Maalouf studied at the Conservatoire de Paris with the great French trumpeter Maurice André, graduating in 1970.

While he had by that time mastered the European classical trumpet repertoire he had for some time felt restricted by being able to play only in the major and minor scales. Although he wished to interpret the numerous Arabic modes (known as maqamat, singular maqam) on his instrument, he nevertheless found this quite difficult, as the necessary "half-sharps" and "half-flats" could only be obtained via the unreliable method of modulating lip pressure.

Finally, Maalouf realized that adding to his trumpet a fourth valve half the length of the second valve would allow for the production of quarter tones. Maalouf worked for two years with the craftsman Michel Wikrikaz of the Henri Selmer company in Paris to produce his design of a "quarter-tone" trumpet and flugelhorn, both suitable for performing Arabic maqamat throughout the full chromatic range of the instrument.

Maalouf uses his right hand to play the first three valves and the index finger of his left hand to depress the fourth valve.

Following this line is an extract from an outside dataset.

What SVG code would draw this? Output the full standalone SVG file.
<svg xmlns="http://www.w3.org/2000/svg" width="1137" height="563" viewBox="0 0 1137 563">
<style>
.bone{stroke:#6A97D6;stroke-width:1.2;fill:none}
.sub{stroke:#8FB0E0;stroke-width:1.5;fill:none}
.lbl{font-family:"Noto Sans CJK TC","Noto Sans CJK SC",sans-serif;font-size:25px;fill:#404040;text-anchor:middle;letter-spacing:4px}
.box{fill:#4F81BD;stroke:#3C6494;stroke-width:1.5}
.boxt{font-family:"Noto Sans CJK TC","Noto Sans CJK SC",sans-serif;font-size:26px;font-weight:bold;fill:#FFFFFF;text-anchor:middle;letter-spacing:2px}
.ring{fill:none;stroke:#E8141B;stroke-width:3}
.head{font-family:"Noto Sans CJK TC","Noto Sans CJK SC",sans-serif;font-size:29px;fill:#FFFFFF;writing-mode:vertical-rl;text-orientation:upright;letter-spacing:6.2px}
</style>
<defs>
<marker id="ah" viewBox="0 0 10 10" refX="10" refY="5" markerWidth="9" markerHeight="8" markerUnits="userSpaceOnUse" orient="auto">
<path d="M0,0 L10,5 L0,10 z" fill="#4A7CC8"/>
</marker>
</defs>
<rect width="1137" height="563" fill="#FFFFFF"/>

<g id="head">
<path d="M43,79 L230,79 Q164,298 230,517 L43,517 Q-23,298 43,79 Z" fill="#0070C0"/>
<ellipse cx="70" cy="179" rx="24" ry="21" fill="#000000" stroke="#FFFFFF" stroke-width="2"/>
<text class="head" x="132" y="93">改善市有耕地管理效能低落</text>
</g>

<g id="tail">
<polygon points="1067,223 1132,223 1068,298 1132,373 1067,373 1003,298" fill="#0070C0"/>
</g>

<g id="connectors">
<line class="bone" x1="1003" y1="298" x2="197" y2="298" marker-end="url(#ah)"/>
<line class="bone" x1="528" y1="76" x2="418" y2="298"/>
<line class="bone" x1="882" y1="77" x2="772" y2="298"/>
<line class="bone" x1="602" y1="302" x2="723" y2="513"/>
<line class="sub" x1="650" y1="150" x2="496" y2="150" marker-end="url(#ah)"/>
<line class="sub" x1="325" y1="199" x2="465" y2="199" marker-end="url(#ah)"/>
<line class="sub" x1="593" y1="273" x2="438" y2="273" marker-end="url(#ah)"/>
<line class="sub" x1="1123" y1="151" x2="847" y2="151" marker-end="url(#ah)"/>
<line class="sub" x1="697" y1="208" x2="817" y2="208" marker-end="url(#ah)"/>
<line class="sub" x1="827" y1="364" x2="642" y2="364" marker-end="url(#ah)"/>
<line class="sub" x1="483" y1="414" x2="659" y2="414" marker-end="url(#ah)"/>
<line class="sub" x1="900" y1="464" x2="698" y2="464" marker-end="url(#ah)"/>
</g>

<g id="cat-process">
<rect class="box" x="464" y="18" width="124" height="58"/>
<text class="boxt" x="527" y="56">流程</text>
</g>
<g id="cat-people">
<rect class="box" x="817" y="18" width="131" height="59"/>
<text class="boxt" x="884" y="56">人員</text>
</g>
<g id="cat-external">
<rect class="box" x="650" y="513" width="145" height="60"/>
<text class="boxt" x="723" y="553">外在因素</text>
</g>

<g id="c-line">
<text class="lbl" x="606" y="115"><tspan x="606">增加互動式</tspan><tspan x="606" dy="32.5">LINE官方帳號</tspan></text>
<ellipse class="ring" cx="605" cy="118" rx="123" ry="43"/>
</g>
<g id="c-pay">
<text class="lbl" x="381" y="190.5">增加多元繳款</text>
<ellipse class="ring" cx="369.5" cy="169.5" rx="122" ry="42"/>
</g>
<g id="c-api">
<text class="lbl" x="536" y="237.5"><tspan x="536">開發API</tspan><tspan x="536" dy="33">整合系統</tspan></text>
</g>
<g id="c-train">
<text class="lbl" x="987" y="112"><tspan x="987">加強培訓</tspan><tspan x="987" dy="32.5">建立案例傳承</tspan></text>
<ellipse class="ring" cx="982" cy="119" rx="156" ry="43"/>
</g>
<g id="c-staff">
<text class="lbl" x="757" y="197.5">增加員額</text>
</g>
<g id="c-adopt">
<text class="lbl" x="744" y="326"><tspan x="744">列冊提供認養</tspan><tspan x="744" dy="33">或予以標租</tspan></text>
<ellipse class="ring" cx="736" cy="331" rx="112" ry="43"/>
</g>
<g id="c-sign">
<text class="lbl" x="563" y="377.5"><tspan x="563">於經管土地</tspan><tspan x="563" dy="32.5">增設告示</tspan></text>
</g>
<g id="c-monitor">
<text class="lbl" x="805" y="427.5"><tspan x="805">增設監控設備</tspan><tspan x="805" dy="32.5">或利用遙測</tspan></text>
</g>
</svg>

Maalouf's quarter-tone trumpet was not the first such instrument, however; the American jazz trumpeter Don Ellis and others had earlier created similar instruments.

In addition to his career as trumpet soloist, Maalouf has also taught at the National Conservatory in Beirut. Maalouf's son, Ibrahim Maalouf (b. 1980), is also a classically trained trumpeter and plays the quarter-tone trumpet.

Maalouf has released a solo CD, Improvisations Orientales (1994), on the Club Du Disque Arabe label.